Preaching should not be needs-based, except in extreme situations (i.e. the church burns down and we need to raise money to rebuild). Yes, it should be sensitive to the audience and its real, deep seated needs, but not to its lusts, desires, expressed and confused ‘wants’. Preaching instead should be Scripture based, text based, not needs based. The preacher is not called to be a pop psychologist serving up chicken soup for the soul, pablum for the masses. He is not called to be a sensitivity group leader. He is called to break the bread of life for a starving people, open the Word of God for the unenlightened, share the living water in a dry and weary land. Only the real thing will feed their real need, and slake their real thirst.

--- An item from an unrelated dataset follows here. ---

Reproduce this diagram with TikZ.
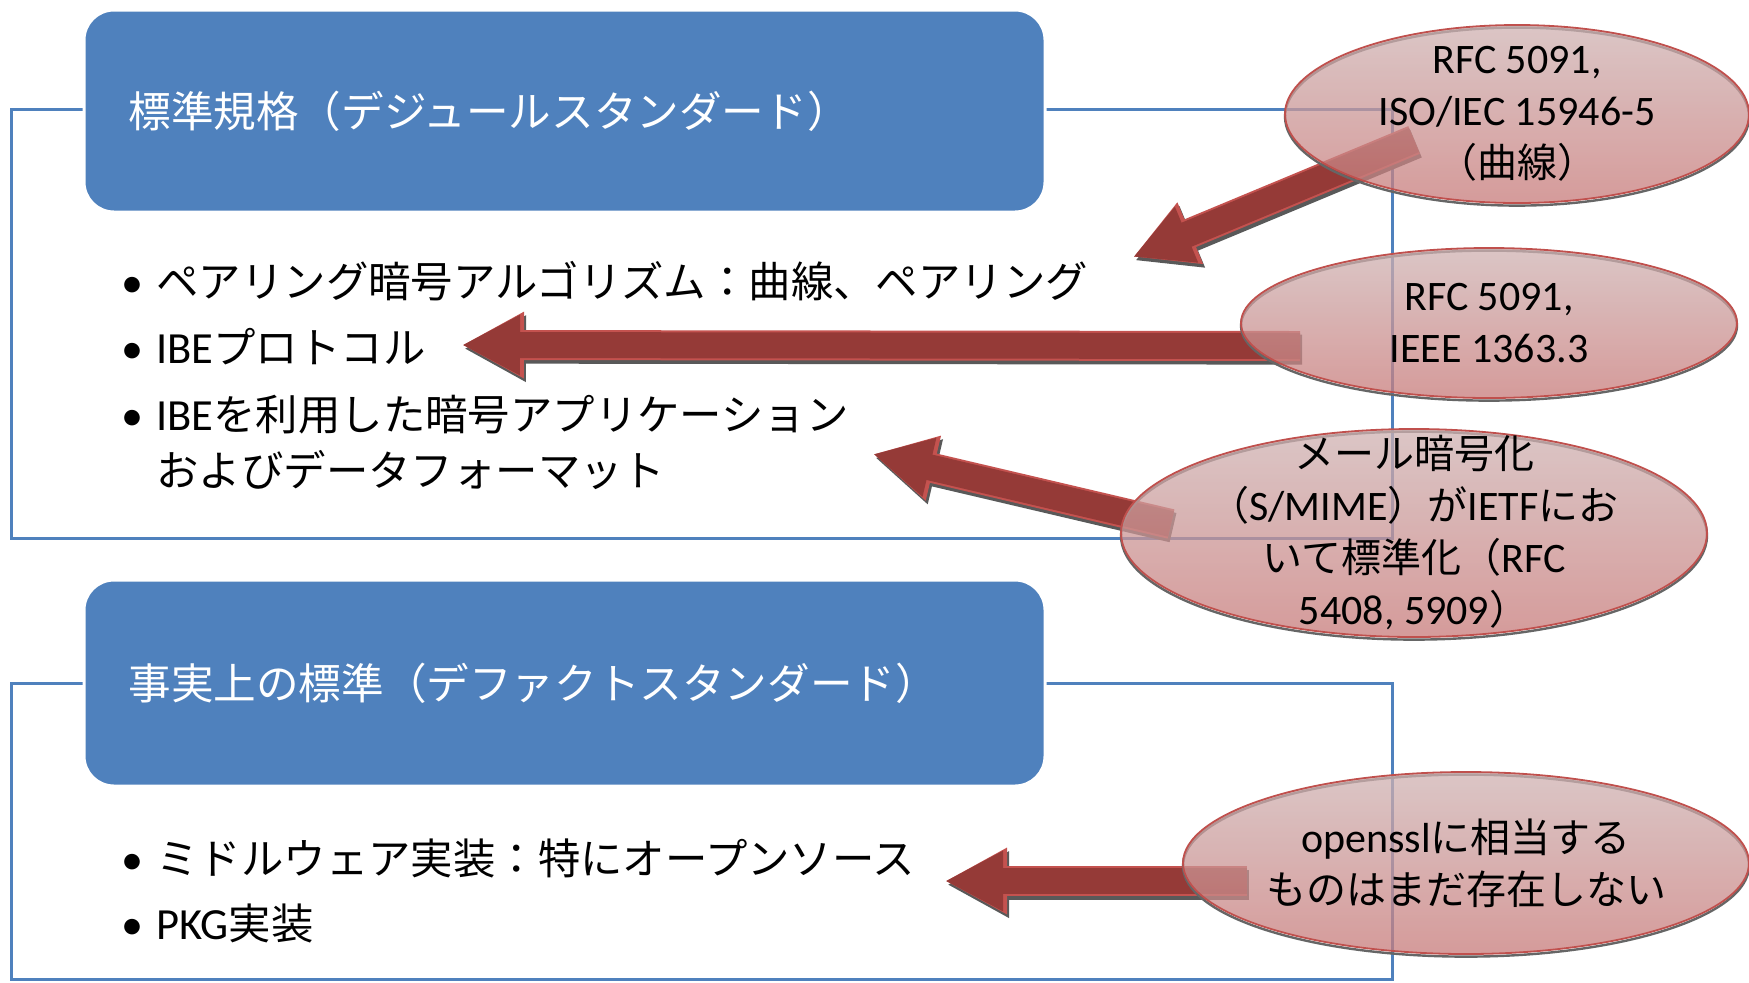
\documentclass[tikz,border=0pt]{standalone}
\usepackage{fontspec}
\setmainfont{Noto Sans CJK JP}
\newfontfamily\latfont[Scale=1.05]{Carlito}
\newcommand{\eng}[1]{{\latfont #1}}
\usetikzlibrary{shapes.geometric,arrows.meta}
\definecolor{hdrblue}{HTML}{4F81BD}
\definecolor{arrowred}{HTML}{953A37}
\definecolor{arrowedge}{HTML}{C4524F}
\definecolor{ovaltop}{HTML}{CFB3B3}
\definecolor{ovalbot}{HTML}{C87A79}
\definecolor{ovalline}{HTML}{C0504D}

\begin{document}
\begin{tikzpicture}[x=0.5pt,y=-0.5pt,
    frame/.style={draw=hdrblue, line width=1.5pt},
    header/.style={fill=hdrblue, draw=white, line width=1.5pt, rounded corners=15pt, text=white,
      font=\fontsize{21.3}{24}\selectfont, align=left, text width=436pt, inner xsep=22pt, minimum width=480.5pt},
    dot/.style={anchor=base, inner sep=0pt, font=\fontsize{21}{24}\selectfont\latfont},
    item/.style={anchor=base west, inner sep=0pt, font=\fontsize{21.2}{24}\selectfont},
    oval/.style={ellipse, draw=ovalline, line width=0.9pt, top color=ovaltop, bottom color=ovalbot,
      fill opacity=0.75, inner sep=0pt,
      preaction={draw=black!60, line width=1.2pt, transform canvas={yshift=-1.3pt}}},
    ovaltext/.style={align=center, inner sep=0pt, font=\fontsize{20}{26}\selectfont},
    bigarrow/.style={draw=arrowred, line width=13pt, -{Triangle[width=28pt,length=29pt]},
      preaction={draw=black!65, line width=15pt, -{Triangle[width=31pt,length=31pt]},
        transform canvas={shift={(1pt,-1.8pt)}}},
      preaction={draw=arrowedge, line width=15pt, -{Triangle[width=31pt,length=31pt]}}}
  ]
    \useasboundingbox (0,0) rectangle (1749,982);
    \fill[white] (0,0) rectangle (1749,982);

    \draw[frame] (11,109) rectangle (1392,538);
    \draw[frame] (11,683) rectangle (1392,979);

    \node[header, minimum height=101pt] (H1) at (564.5,111) {標準規格（デジュールスタンダード）};
    \node[header, minimum height=103pt] (H2) at (564.5,683) {事実上の標準（デファクトスタンダード）};

    \node[dot] (D1) at (132,297) {•};
    \node[item] (B1) at (156,297) {ペアリング暗号アルゴリズム：曲線、ペアリング};
    \node[dot] (D2) at (132,363) {•};
    \node[item] (B2) at (156,363) {\eng{IBE}プロトコル};
    \node[dot] (D3) at (132,430) {•};
    \node[item] (B3) at (156,430) {\eng{IBE}を利用した暗号アプリケーション};
    \node[item] (B3b) at (156,486) {およびデータフォーマット};

    \node[dot] (D4) at (132,874) {•};
    \node[item] (B4) at (156,874) {ミドルウェア実装：特にオープンソース};
    \node[dot] (D5) at (132,939) {•};
    \node[item] (B5) at (156,939) {\eng{PKG}実装};

    \coordinate (A1s) at (1414,140);
    \coordinate (A1e) at (1133,257);
    \coordinate (A2s) at (1300,346);
    \coordinate (A2e) at (462,345);
    \coordinate (A3s) at (1171,524);
    \coordinate (A3e) at (873,454);
    \coordinate (A4s) at (1247,881);
    \coordinate (A4e) at (945,881);

    \draw[bigarrow] (A1s) -- (A1e);
    \draw[bigarrow] (A2s) -- (A2e);
    \draw[bigarrow] (A3s) -- (A3e);
    \draw[bigarrow] (A4s) -- (A4e);

    \node[oval, minimum width=232pt, minimum height=89pt] (E1) at (1517,114) {};
    \node[oval, minimum width=248pt, minimum height=75pt] (E2) at (1489,323) {};
    \node[oval, minimum width=293pt, minimum height=104pt] (E3) at (1414,533) {};
    \node[oval, minimum width=283pt, minimum height=91pt] (E4) at (1466,863) {};

    \node[ovaltext] (T1) at (E1.center) {\eng{RFC 5091,}\\\eng{ISO/IEC 15946-5}\\（曲線）};
    \node[ovaltext] (T2) at (E2.center) {\eng{RFC 5091,}\\\eng{IEEE 1363.3}};
    \node[ovaltext] (T3) at (E3.center) {メール暗号化\\（\eng{S/MIME}）が\eng{IETF}にお\\いて標準化（\eng{RFC}\\\eng{5408, 5909}）};
    \node[ovaltext] (T4) at (E4.center) {\eng{openssl}に相当する\\ものはまだ存在しない};
\end{tikzpicture}
\end{document}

The preacher needs to give them the Gospel and get out of the way and let it work through the ministry of the Spirit. It’s not about the preacher, its not about his personality. It’s not about his style and grace. It’s about being like John Baptist and every Sunday saying ‘there is one coming after me… listen to Him. He must increase and I must decrease.’ The preacher can only point to the Savior like John– ‘behold the Lamb of God’. The preacher is not the savior of his people. I grow weary of hearing preachers brag “I saved 40 souls last night at the revival, rescued them from iniquity and Hades’. This word just in, the preacher never saves anyone. Only Jesus can do that. For a preacher to claim ’40 souls were saved through my ministry’ would be like a quill pen claiming ‘I am the author of Shakespeare’s ten best plays’. Wrong. And one more thing preacher— it’s not your ministry, it’s the Lord’s.

Above all, its not about the preacher telling his own story, though there is from time to time a place for a good testimony. It’s about telling the OLD OLD story…. and then telling the people that His story is not merely history, it is your story if “anyone is in Christ.”